Quality Survival: Sea Food platter with Tagliatelle al Funghi |
It seems that in real life, to whom little is given
much is expected! That’s how the old saying should read. When life is reduced
to a matter of survival we don’t really live in the true sense. We don’t really
do anything, we just run on the survival treadmill like hamsters in a cage.
What do I mean by a survival oriented life? A life that values above all else
those things that you can: eat; drive in; live in (with some degree of luxury);
have sex with (of either gender); holiday at (the more exotic the better);
provide warmth or coolness (depending on your latitude), clean running water, energy
to power life; bodily adornment (via clothing or accessories – preferably with
some degree of style and glamour); fame; status; and power over others so you
can gain a bigger share of all the survival fulfillers prior listed. You might
just as well be a lion on the serengeti, or a wolf in the tundra when your'e in this mode.
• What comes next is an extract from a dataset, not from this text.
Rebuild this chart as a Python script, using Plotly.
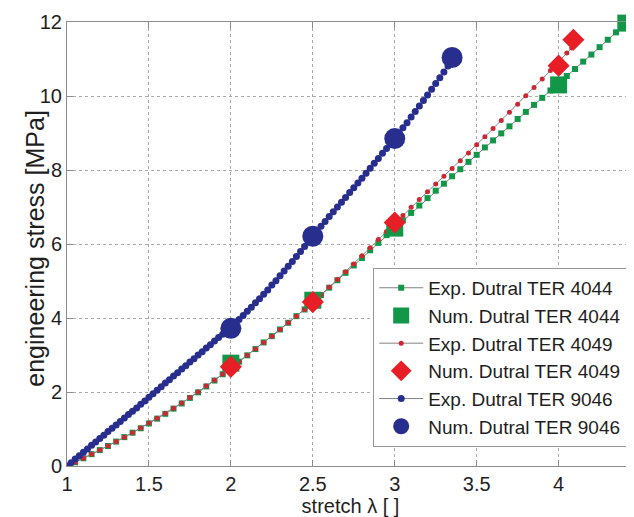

Living and construction require deferred gratification |
What is curious is that survival is an
entirely selfish endeavor, animalistic even (in the anthropological not
pejorative sense). However to live, we require to engage in a positive way with others,
a way that enhances the welfare of more than number one. Love, creativity of
any kind, construction of any kind is only really possible when one reaches out
beyond number one. Love for example has to reach beyond just sex and brings
complex human qualities into play, like negotiation, empathy and trust.
Survivors don’t love, they lust. Survivors need instant gratification, but
living requires a sense of purpose and deferred gratification.
Sunflowers (Van Gogh Gallery) Vincent Van Gogh 1888 |
The man who in 1888 created the iconic
picture of sunflowers in a vase sold one painting in his lifetime and died in
poverty. Was he a fool or did he live? A century later in 1988 this picture, Van Gogh's "Sunflowers" sold at auction in Christies for £25m. Art lovers everywhere
consider it a masterpiece.
Whether you’re in Accra or Accrington,
London or Lagos, Rome or Ramallah you have to ask the question: "are you surviving
or actually living?" The picture at the top was a tasty
bit of “survival” I did the other day at my favourite restaurant in Ealing, West London. The gratification was instant!! Enjoyment,
total, no question. But in a hundred
years who would offer a bent penny for my telling of it?